実際、承認のハンコをもらう時間的「コスト」を金銭に換算して考えたら、決してそんな事態には陥らないと思うのですが。。

私自身、コロナ明けで保護者と話す機会が多くなっていますが、フルタイムで働いている保護者、特に家計を支えていて、ホワイトカラー職のお父様は、出勤することの無駄を非常に感じておられるようです。

私の塾は、以前から「家でできることは、家で。塾でやったほうがいいことは、塾で。それを考えなさい」と言い続けています。

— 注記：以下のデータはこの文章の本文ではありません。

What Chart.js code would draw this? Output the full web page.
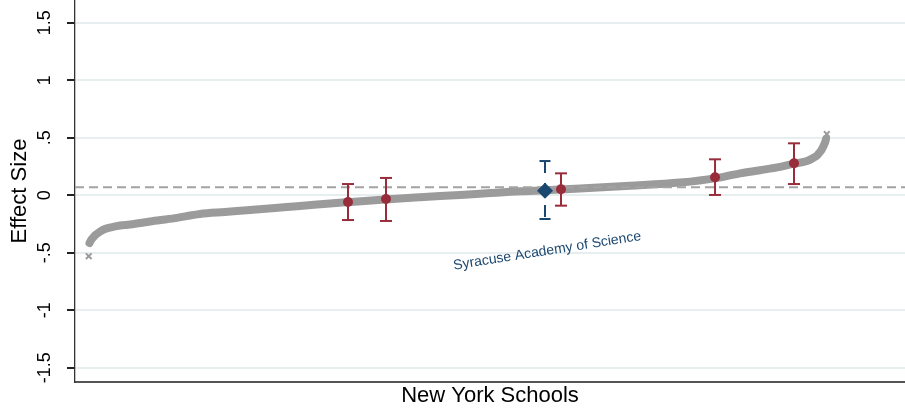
<!DOCTYPE html>
<html><head><meta charset="utf-8">
<script src="https://cdn.jsdelivr.net/npm/chart.js@4/dist/chart.umd.min.js"></script>
<style>html,body{margin:0;padding:0;background:#fff;overflow:hidden}#wrap{width:905px;height:409px}</style>
</head><body><div id="wrap"><canvas id="c" width="905" height="409"></canvas></div>
<script>
// ---- data ----
const curvePct = [0.20,0.41,0.68,1.08,1.63,2.30,2.98,4.34,5.69,8.40,11.79,15.18,18.56,21.95,25.34,28.73,32.79,35.50,40.24,44.99,49.05,53.12,58.54,61.92,66.67,73.44,80.22,84.96,88.35,91.06,93.77,95.80,97.43,98.24,98.78,99.19,99.46,99.73,99.93,100.0];
const curveVal = [-0.416,-0.390,-0.368,-0.342,-0.316,-0.294,-0.281,-0.263,-0.255,-0.229,-0.199,-0.163,-0.146,-0.129,-0.111,-0.094,-0.072,-0.059,-0.037,-0.018,-0.003,0.012,0.034,0.043,0.058,0.082,0.110,0.146,0.190,0.217,0.246,0.276,0.297,0.323,0.345,0.376,0.402,0.437,0.471,0.489];
const extremePct = [0.1, 100.1];
const extremeVal = [-0.53, 0.532];
const refLineVal = 0.069;
const redPct = [35.23, 40.38, 64.09, 84.96, 95.66];
const redEst = [-0.059, -0.033, 0.051, 0.156, 0.277];
const redLo  = [-0.216, -0.224, -0.091, 0.002, 0.097];
const redHi  = [0.097, 0.150, 0.190, 0.312, 0.451];
const bluePct = [61.92];
const blueEst = [0.039];
const blueLo  = [-0.207];
const blueHi  = [0.297];
const yTickValues = [-1.5, -1, -0.5, 0, 0.5, 1, 1.5];
const yTickLabels = ['-1.5', '-1', '-.5', '0', '.5', '1', '1.5'];
const annotText = 'Syracuse Academy of Science';
const annotVal = -0.485;
const xTitle = 'New York Schools';
const yTitle = 'Effect Size';

// ---- styles ----
const FONT = '"Liberation Sans", Arial, Helvetica, sans-serif';
const GRAY = '#9b9b9b';
const RED = '#982c3a';
const BLUE = '#1a476f';
Chart.defaults.font.family = FONT;

const X_MIN = -1.762, X_MAX = 110.70, Y_MIN = -1.624, Y_MAX = 1.697;

const layers = []; // bottom to top
layers.push({
  data: curvePct.map((p, i) => ({x: p, y: curveVal[i]})),
  showLine: true, borderColor: GRAY, borderWidth: 8, pointRadius: 0,
  cubicInterpolationMode: 'monotone', borderCapStyle: 'round', borderJoinStyle: 'round'
});
layers.push({
  data: extremePct.map((p, i) => ({x: p, y: extremeVal[i]})),
  showLine: false, pointStyle: 'crossRot', pointRadius: 4, borderColor: GRAY,
  pointBorderWidth: 2
});
layers.push({
  data: [{x: X_MIN, y: refLineVal}, {x: X_MAX, y: refLineVal}],
  showLine: true, borderColor: '#a3a3a3', borderWidth: 2, borderDash: [9, 5], pointRadius: 0
});
redPct.forEach((p, i) => {
  layers.push({
    data: [{x: p, y: redLo[i]}, {x: p, y: redHi[i]}],
    showLine: true, borderColor: RED, borderWidth: 2,
    pointStyle: 'line', pointRadius: 6, pointBorderWidth: 2, pointBorderColor: RED
  });
});
layers.push({
  data: redPct.map((p, i) => ({x: p, y: redEst[i]})),
  showLine: false, pointStyle: 'circle', pointRadius: 5, backgroundColor: RED,
  borderColor: RED, pointBorderWidth: 0
});
bluePct.forEach((p, i) => {
  layers.push({
    data: [{x: p, y: blueHi[i]}, {x: p, y: blueLo[i]}],
    showLine: true, borderColor: BLUE, borderWidth: 2, borderDash: [12, 10],
    pointStyle: 'line', pointRadius: 5.5, pointBorderWidth: 2, pointBorderColor: BLUE
  });
});
layers.push({
  data: bluePct.map((p, i) => ({x: p, y: blueEst[i]})),
  showLine: false, pointStyle: 'rectRot', pointRadius: 8, backgroundColor: BLUE,
  borderColor: BLUE, pointBorderWidth: 0
});
layers.forEach((d, i) => { d.order = layers.length - i; d.clip = false; });

const annotPlugin = {
  id: 'annot',
  afterDatasetsDraw(chart) {
    const {ctx, scales: {x, y}} = chart;
    const px = x.getPixelForValue(bluePct[0] + 0.3);
    const py = y.getPixelForValue(annotVal);
    ctx.save();
    ctx.translate(px, py);
    ctx.rotate(-9 * Math.PI / 180);
    ctx.font = '14px ' + FONT;
    ctx.fillStyle = BLUE;
    ctx.textAlign = 'center';
    ctx.textBaseline = 'middle';
    ctx.fillText(annotText, 0, 0);
    ctx.restore();
  }
};

new Chart(document.getElementById('c'), {
  type: 'scatter',
  data: {datasets: layers},
  plugins: [annotPlugin],
  options: {
    responsive: false, animation: false, devicePixelRatio: 1,
    layout: {padding: 0, autoPadding: false},
    plugins: {legend: {display: false}, tooltip: {enabled: false}},
    scales: {
      x: {
        type: 'linear', min: X_MIN, max: X_MAX,
        grid: {display: false, drawTicks: false},
        border: {display: true, color: '#555', width: 2},
        ticks: {display: false},
        title: {display: true, text: xTitle, color: '#000',
                font: {size: 22, lineHeight: 1.2}, padding: {top: 0, bottom: 0}},
        afterFit(s) { s.height = 27; s.paddingLeft = 0; s.paddingRight = 0; }
      },
      y: {
        type: 'linear', min: Y_MIN, max: Y_MAX,
        afterBuildTicks(s) { s.ticks = yTickValues.map(v => ({value: v})); },
        grid: {color: '#e6eef0', lineWidth: 2, tickColor: '#222', tickLength: 8, drawTicks: true},
        border: {display: true, color: '#333', width: 1.3},
        ticks: {
          minRotation: 90, maxRotation: 90, crossAlign: 'center', padding: 6,
          color: '#000', font: {size: 18, lineHeight: 1.2},
          callback: (v) => { const k = yTickValues.indexOf(v); return k >= 0 ? yTickLabels[k] : ''; }
        },
        title: {display: true, text: yTitle, color: '#000',
                font: {size: 22, lineHeight: 1.2}, padding: {top: 7, bottom: 0}},
        afterFit(s) { s.width = 75; s.paddingTop = 0; s.paddingBottom = 0; }
      }
    }
  }
});
</script>
</body></html>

この発想で教育している、とすれば皆さんなら、どう感じるでしょうか?

すでに、価値観が変化しつつあり、保護者の仕事観も変化しているといえます。そのため、自分の子供たちに、本当に意味があるのか?と思ってしまう課題や宿題に、一層疑問をもつようになっているようです。
仕事の仕方に向き合っているからこそ、お子さんの取り組み方にも疑問をもつ親御さんは、以前よりも増えた感覚があります。

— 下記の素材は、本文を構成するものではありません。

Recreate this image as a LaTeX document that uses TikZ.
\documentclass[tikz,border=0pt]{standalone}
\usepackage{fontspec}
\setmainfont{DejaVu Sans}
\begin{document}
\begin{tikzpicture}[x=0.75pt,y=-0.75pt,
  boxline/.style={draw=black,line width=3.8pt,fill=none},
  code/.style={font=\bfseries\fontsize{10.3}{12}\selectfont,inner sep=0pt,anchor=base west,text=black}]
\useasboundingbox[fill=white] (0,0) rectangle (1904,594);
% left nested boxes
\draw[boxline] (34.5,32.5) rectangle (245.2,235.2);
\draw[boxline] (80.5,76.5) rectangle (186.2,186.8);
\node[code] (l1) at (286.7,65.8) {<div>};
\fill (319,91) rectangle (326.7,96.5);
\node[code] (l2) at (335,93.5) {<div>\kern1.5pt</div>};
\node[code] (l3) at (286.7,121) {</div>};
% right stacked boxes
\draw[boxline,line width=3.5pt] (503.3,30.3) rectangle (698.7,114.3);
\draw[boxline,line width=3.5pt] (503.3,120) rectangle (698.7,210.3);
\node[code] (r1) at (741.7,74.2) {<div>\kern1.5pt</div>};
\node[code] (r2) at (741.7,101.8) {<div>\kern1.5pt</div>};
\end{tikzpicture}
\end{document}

一方、当塾が伝えているように、「学習」というものを通じて、「取り組み方の発想」を教えている環境、どちらに価値を見出すでしょうか。

長時間勉強することに安心感を覚える保護者もいると思いますが、現在、社会の最前線で働いている方々は、「合理化」という発想を強制的に求められてしまっています。ですから、これまであまり受け入れづらかった「学習の質・方法・途中過程」に重きを置くようになっているのだと思います。
決して、統計的なデータではないので、断定はできませんが、可能性としては高まっているといえるだろうと思います。

成果を求められている大人たちからすれば、一生懸命頑張っているだけでは、ダメという考え方が次第に大きくなっていくのは必然的だと思います。

とはいえ、まだまだそれは過渡期だと思います。

私自身は、やりたい仕事とすれば、やはり10年後に多数派となっている考え方に向かって塾を推進していきたいと思っています。

先進的というより、今の生徒たちが大人になったときに、活躍することができるために、「発想や工夫」ができるような今を過ごしてもらいたいと思っています。そのためのトライ&エラーをする場としての、塾にしていこうと強く思った2020年度でした。